Ya no sé lo que te estaba contando. Ah, sí, lo de Luis ¿No te digo? No sirvo para nada. Luis se había ido temprano. Yo creo que ya andaba enamorado de Pilar. Era un infeliz, pobrecito. Bebía y hacía barbaridades como todos los hombres pero no le hacía daño a nadie. De mis hermanos, Cástulo era el que tenía mejor cara, pero los ojos de Luis… ¿Tú te acuerdas? Eran azuliiitos. Alma de Dios. Bueno, pues se había ido al amanecer y no había regresado. Nosotras estábamos tan entretenidas doblando la ropa que no nos dimos cuenta de la hora que era. A veces mamá se asustaba porque creía que le había caído un bicho en la cabeza, pero eran las flores del framboyán. Esa mata es así: todo lo que tiene de bella lo tiene de cochina; cuando dice a soltar flores no hay quien pueda con ella. Yo creo que mamá no se asustaba nada, que lo hacía para divertirme. La verdad es que salíamos de allí con la cabeza llena de flores. Por eso cuando murió se me acabó el mundo. ¡Yo tenía 12 años! Angelito. Aquel viaje a La Habana, el internado… Un día Cástulo me sacó a pasear por la ciudad y de repente descubrí a una niña vestidita igual que yo que me miraba desde dentro de una tienda. Se lo dije: Cástulo, mira esa niña, es igualita a mí. Pero Cástulo se echo a reír: no era una niña, era yo. Nunca había visto espejos tan grandes.
Pero bueno, como te iba diciendo… Ya llevábamos allí un buen rato, debajo del framboyán, cuando oímos el trote de la yegua de Luis. Venía de fango hasta la coronilla. Enseguida nos dimos cuenta de que estaba borracho. Mamá le dijo: Luis Felipe, báñate y acuéstate. Pero Luis no se movió. ¿No me oyes, Luis? Te he dicho que te bañes y te acuestes. Yo seguí doblando la ropa. Entonces fue cuando vi que Luis sacaba el revólver, se apuntaba a la cabeza y decía: me voy a matar. Todavía me parece verlo sonriendo, como retando a mamá.
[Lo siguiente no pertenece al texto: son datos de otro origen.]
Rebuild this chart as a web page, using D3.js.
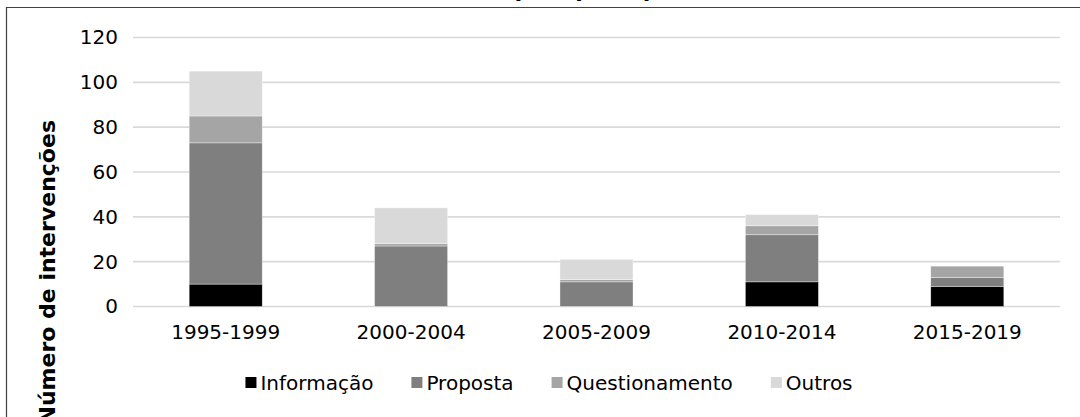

Pero más susto me di cuando oí que mamá, despaciiito, le decía: hijo mío, cuando un hombre saca el revólver es para usarlo, si no, no lo saca. Yo dije para mí misma: mamá está loca. Pero Luis no disparó. Enfundó el revólver, dio media vuelta, se bañó y se metió en la cama. Mamá estaba pálida como la ropa. Yo no me quiero acordar”.